§ **What this task involves**
Repeat all the records exactly, omitting pictures.

+++ Material shown +++

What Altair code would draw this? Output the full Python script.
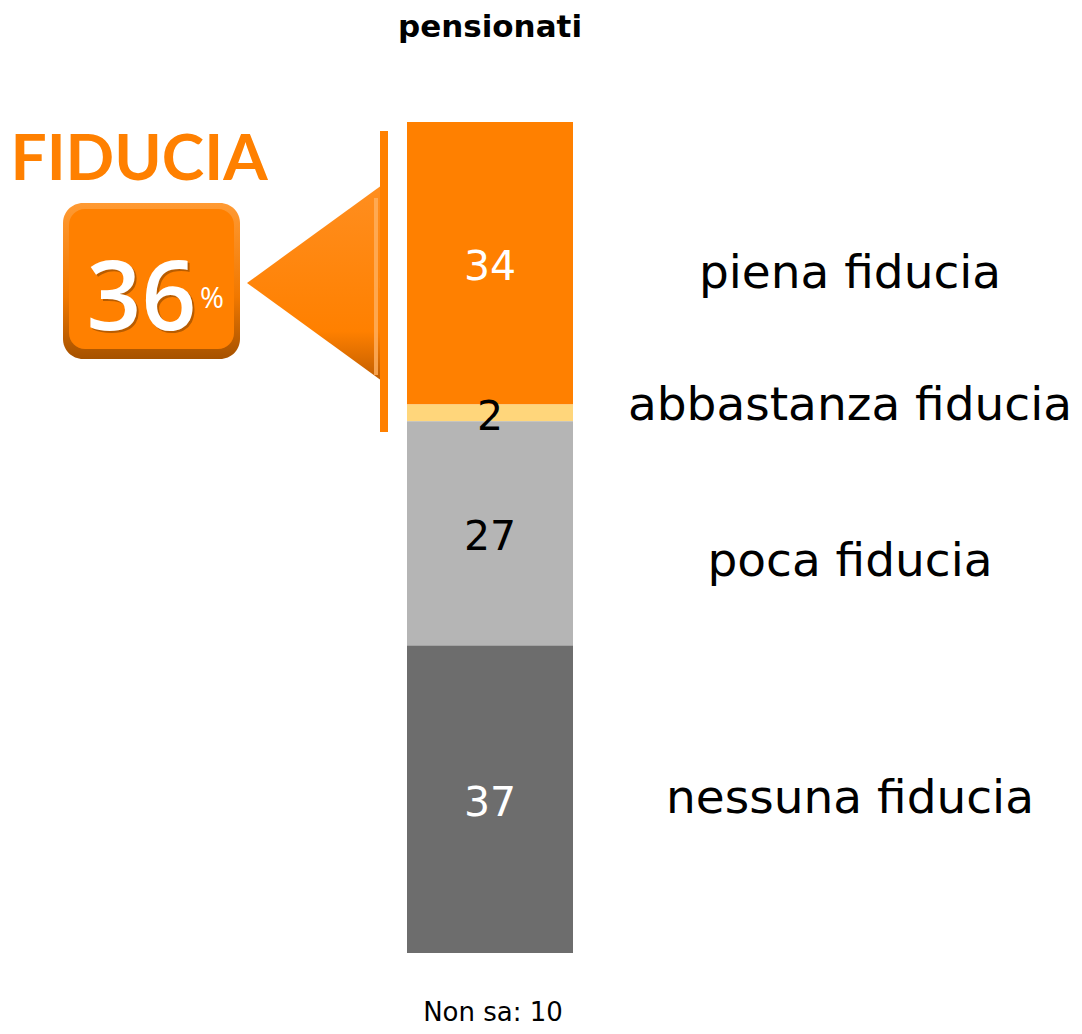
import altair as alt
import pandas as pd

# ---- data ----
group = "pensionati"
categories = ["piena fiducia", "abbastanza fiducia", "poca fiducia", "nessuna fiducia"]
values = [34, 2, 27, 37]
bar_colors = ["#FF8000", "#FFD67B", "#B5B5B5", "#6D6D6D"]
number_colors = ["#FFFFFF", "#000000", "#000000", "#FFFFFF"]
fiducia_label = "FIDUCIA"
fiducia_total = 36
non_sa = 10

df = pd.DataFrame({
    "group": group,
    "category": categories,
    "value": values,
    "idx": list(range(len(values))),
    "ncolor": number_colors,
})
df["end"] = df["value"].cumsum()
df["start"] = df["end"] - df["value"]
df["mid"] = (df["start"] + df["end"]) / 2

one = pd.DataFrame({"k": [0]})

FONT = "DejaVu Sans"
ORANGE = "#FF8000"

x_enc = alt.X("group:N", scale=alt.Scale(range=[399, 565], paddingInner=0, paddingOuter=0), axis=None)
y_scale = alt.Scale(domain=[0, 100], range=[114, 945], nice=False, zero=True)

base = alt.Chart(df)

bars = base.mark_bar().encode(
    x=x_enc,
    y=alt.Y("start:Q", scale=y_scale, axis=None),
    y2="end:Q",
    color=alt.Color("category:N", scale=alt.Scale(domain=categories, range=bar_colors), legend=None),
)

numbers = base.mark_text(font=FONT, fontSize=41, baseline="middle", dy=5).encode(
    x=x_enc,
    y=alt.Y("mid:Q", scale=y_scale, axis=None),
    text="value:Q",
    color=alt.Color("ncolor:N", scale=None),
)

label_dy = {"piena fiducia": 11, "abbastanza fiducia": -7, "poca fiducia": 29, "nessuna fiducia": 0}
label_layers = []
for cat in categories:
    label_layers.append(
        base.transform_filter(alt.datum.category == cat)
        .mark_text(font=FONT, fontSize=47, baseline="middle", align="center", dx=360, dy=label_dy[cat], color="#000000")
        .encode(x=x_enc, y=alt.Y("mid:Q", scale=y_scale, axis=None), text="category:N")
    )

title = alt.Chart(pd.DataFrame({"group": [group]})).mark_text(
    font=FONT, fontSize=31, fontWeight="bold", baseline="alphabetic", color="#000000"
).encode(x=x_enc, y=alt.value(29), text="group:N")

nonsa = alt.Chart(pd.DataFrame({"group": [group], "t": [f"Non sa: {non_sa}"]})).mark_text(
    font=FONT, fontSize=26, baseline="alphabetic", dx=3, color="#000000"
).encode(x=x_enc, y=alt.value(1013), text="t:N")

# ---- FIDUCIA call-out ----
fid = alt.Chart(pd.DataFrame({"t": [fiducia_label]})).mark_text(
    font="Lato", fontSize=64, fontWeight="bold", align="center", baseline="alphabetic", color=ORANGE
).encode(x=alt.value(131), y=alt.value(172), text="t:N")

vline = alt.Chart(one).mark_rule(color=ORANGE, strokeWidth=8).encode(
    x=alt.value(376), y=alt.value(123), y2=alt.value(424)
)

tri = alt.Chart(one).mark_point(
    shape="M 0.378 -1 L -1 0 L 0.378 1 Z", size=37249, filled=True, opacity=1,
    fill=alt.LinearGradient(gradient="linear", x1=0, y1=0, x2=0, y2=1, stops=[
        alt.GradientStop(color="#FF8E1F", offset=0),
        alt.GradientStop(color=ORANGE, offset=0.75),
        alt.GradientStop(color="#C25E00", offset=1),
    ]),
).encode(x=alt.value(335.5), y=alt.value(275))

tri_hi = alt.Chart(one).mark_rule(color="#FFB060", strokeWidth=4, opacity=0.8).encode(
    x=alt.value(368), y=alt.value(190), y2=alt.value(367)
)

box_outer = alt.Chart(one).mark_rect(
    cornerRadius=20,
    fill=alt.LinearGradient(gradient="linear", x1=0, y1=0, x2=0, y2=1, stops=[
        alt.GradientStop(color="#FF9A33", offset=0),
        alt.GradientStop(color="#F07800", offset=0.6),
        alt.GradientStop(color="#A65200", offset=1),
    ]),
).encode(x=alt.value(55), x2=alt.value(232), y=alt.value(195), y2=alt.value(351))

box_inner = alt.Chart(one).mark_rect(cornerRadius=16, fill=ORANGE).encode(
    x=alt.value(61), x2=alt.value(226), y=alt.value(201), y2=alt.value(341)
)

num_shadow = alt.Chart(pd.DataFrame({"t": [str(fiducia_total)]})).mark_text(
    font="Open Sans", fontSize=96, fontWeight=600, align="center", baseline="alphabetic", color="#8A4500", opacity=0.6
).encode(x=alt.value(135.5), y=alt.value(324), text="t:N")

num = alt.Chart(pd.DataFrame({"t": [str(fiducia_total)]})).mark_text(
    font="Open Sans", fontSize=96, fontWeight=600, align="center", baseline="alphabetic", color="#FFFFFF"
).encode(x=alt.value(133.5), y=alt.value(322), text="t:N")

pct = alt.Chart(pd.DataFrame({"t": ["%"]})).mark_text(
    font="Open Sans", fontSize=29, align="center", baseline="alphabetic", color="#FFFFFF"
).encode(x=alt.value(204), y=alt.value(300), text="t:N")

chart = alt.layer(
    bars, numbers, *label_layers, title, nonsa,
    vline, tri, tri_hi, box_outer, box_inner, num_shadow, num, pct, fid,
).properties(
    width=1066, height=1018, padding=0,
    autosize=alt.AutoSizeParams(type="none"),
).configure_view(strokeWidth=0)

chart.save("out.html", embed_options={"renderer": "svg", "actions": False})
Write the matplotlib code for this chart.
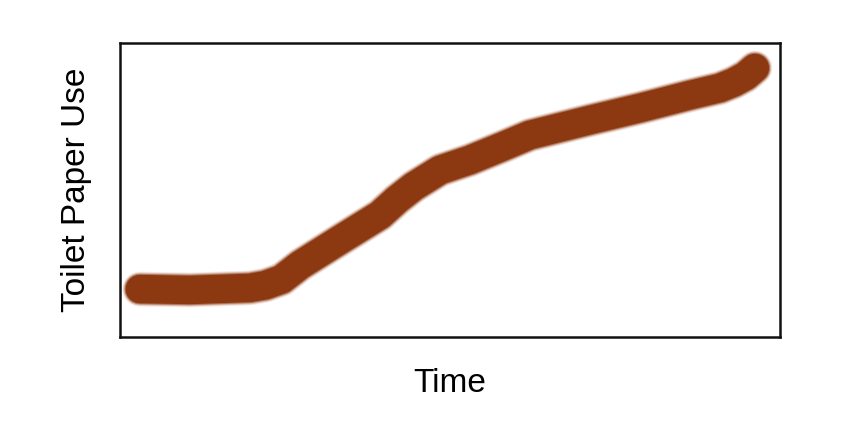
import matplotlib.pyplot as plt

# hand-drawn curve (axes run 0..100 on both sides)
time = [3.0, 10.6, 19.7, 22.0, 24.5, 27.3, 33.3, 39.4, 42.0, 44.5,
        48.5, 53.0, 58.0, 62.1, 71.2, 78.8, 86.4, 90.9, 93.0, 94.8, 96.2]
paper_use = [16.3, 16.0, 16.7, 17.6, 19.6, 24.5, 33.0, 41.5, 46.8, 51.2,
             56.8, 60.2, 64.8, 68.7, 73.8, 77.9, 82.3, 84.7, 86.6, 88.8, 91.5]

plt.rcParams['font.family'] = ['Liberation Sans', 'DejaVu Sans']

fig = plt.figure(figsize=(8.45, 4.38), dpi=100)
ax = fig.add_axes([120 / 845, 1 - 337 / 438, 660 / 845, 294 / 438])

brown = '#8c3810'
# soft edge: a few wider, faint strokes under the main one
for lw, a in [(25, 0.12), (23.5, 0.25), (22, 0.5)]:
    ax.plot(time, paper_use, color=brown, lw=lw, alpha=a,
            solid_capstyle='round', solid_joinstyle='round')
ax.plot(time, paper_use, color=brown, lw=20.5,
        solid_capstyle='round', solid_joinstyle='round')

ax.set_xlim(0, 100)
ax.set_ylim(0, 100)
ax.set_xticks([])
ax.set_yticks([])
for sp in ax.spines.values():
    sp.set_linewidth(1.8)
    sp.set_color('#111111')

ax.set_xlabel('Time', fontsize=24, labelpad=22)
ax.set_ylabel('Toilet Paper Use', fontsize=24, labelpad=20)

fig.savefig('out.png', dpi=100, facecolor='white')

+++

§ **Completed task**
What Altair code would draw this? Output the full Python script.
import altair as alt
import pandas as pd

# ---- data ----
group = "pensionati"
categories = ["piena fiducia", "abbastanza fiducia", "poca fiducia", "nessuna fiducia"]
values = [34, 2, 27, 37]
bar_colors = ["#FF8000", "#FFD67B", "#B5B5B5", "#6D6D6D"]
number_colors = ["#FFFFFF", "#000000", "#000000", "#FFFFFF"]
fiducia_label = "FIDUCIA"
fiducia_total = 36
non_sa = 10

df = pd.DataFrame({
    "group": group,
    "category": categories,
    "value": values,
    "idx": list(range(len(values))),
    "ncolor": number_colors,
})
df["end"] = df["value"].cumsum()
df["start"] = df["end"] - df["value"]
df["mid"] = (df["start"] + df["end"]) / 2

one = pd.DataFrame({"k": [0]})

FONT = "DejaVu Sans"
ORANGE = "#FF8000"

x_enc = alt.X("group:N", scale=alt.Scale(range=[399, 565], paddingInner=0, paddingOuter=0), axis=None)
y_scale = alt.Scale(domain=[0, 100], range=[114, 945], nice=False, zero=True)

base = alt.Chart(df)

bars = base.mark_bar().encode(
    x=x_enc,
    y=alt.Y("start:Q", scale=y_scale, axis=None),
    y2="end:Q",
    color=alt.Color("category:N", scale=alt.Scale(domain=categories, range=bar_colors), legend=None),
)

numbers = base.mark_text(font=FONT, fontSize=41, baseline="middle", dy=5).encode(
    x=x_enc,
    y=alt.Y("mid:Q", scale=y_scale, axis=None),
    text="value:Q",
    color=alt.Color("ncolor:N", scale=None),
)

label_dy = {"piena fiducia": 11, "abbastanza fiducia": -7, "poca fiducia": 29, "nessuna fiducia": 0}
label_layers = []
for cat in categories:
    label_layers.append(
        base.transform_filter(alt.datum.category == cat)
        .mark_text(font=FONT, fontSize=47, baseline="middle", align="center", dx=360, dy=label_dy[cat], color="#000000")
        .encode(x=x_enc, y=alt.Y("mid:Q", scale=y_scale, axis=None), text="category:N")
    )

title = alt.Chart(pd.DataFrame({"group": [group]})).mark_text(
    font=FONT, fontSize=31, fontWeight="bold", baseline="alphabetic", color="#000000"
).encode(x=x_enc, y=alt.value(29), text="group:N")

nonsa = alt.Chart(pd.DataFrame({"group": [group], "t": [f"Non sa: {non_sa}"]})).mark_text(
    font=FONT, fontSize=26, baseline="alphabetic", dx=3, color="#000000"
).encode(x=x_enc, y=alt.value(1013), text="t:N")

# ---- FIDUCIA call-out ----
fid = alt.Chart(pd.DataFrame({"t": [fiducia_label]})).mark_text(
    font="Lato", fontSize=64, fontWeight="bold", align="center", baseline="alphabetic", color=ORANGE
).encode(x=alt.value(131), y=alt.value(172), text="t:N")

vline = alt.Chart(one).mark_rule(color=ORANGE, strokeWidth=8).encode(
    x=alt.value(376), y=alt.value(123), y2=alt.value(424)
)

tri = alt.Chart(one).mark_point(
    shape="M 0.378 -1 L -1 0 L 0.378 1 Z", size=37249, filled=True, opacity=1,
    fill=alt.LinearGradient(gradient="linear", x1=0, y1=0, x2=0, y2=1, stops=[
        alt.GradientStop(color="#FF8E1F", offset=0),
        alt.GradientStop(color=ORANGE, offset=0.75),
        alt.GradientStop(color="#C25E00", offset=1),
    ]),
).encode(x=alt.value(335.5), y=alt.value(275))

tri_hi = alt.Chart(one).mark_rule(color="#FFB060", strokeWidth=4, opacity=0.8).encode(
    x=alt.value(368), y=alt.value(190), y2=alt.value(367)
)

box_outer = alt.Chart(one).mark_rect(
    cornerRadius=20,
    fill=alt.LinearGradient(gradient="linear", x1=0, y1=0, x2=0, y2=1, stops=[
        alt.GradientStop(color="#FF9A33", offset=0),
        alt.GradientStop(color="#F07800", offset=0.6),
        alt.GradientStop(color="#A65200", offset=1),
    ]),
).encode(x=alt.value(55), x2=alt.value(232), y=alt.value(195), y2=alt.value(351))

box_inner = alt.Chart(one).mark_rect(cornerRadius=16, fill=ORANGE).encode(
    x=alt.value(61), x2=alt.value(226), y=alt.value(201), y2=alt.value(341)
)

num_shadow = alt.Chart(pd.DataFrame({"t": [str(fiducia_total)]})).mark_text(
    font="Open Sans", fontSize=96, fontWeight=600, align="center", baseline="alphabetic", color="#8A4500", opacity=0.6
).encode(x=alt.value(135.5), y=alt.value(324), text="t:N")

num = alt.Chart(pd.DataFrame({"t": [str(fiducia_total)]})).mark_text(
    font="Open Sans", fontSize=96, fontWeight=600, align="center", baseline="alphabetic", color="#FFFFFF"
).encode(x=alt.value(133.5), y=alt.value(322), text="t:N")

pct = alt.Chart(pd.DataFrame({"t": ["%"]})).mark_text(
    font="Open Sans", fontSize=29, align="center", baseline="alphabetic", color="#FFFFFF"
).encode(x=alt.value(204), y=alt.value(300), text="t:N")

chart = alt.layer(
    bars, numbers, *label_layers, title, nonsa,
    vline, tri, tri_hi, box_outer, box_inner, num_shadow, num, pct, fid,
).properties(
    width=1066, height=1018, padding=0,
    autosize=alt.AutoSizeParams(type="none"),
).configure_view(strokeWidth=0)

chart.save("out.html", embed_options={"renderer": "svg", "actions": False})
Write the matplotlib code for this chart.
import matplotlib.pyplot as plt

# hand-drawn curve (axes run 0..100 on both sides)
time = [3.0, 10.6, 19.7, 22.0, 24.5, 27.3, 33.3, 39.4, 42.0, 44.5,
        48.5, 53.0, 58.0, 62.1, 71.2, 78.8, 86.4, 90.9, 93.0, 94.8, 96.2]
paper_use = [16.3, 16.0, 16.7, 17.6, 19.6, 24.5, 33.0, 41.5, 46.8, 51.2,
             56.8, 60.2, 64.8, 68.7, 73.8, 77.9, 82.3, 84.7, 86.6, 88.8, 91.5]

plt.rcParams['font.family'] = ['Liberation Sans', 'DejaVu Sans']

fig = plt.figure(figsize=(8.45, 4.38), dpi=100)
ax = fig.add_axes([120 / 845, 1 - 337 / 438, 660 / 845, 294 / 438])

brown = '#8c3810'
# soft edge: a few wider, faint strokes under the main one
for lw, a in [(25, 0.12), (23.5, 0.25), (22, 0.5)]:
    ax.plot(time, paper_use, color=brown, lw=lw, alpha=a,
            solid_capstyle='round', solid_joinstyle='round')
ax.plot(time, paper_use, color=brown, lw=20.5,
        solid_capstyle='round', solid_joinstyle='round')

ax.set_xlim(0, 100)
ax.set_ylim(0, 100)
ax.set_xticks([])
ax.set_yticks([])
for sp in ax.spines.values():
    sp.set_linewidth(1.8)
    sp.set_color('#111111')

ax.set_xlabel('Time', fontsize=24, labelpad=22)
ax.set_ylabel('Toilet Paper Use', fontsize=24, labelpad=20)

fig.savefig('out.png', dpi=100, facecolor='white')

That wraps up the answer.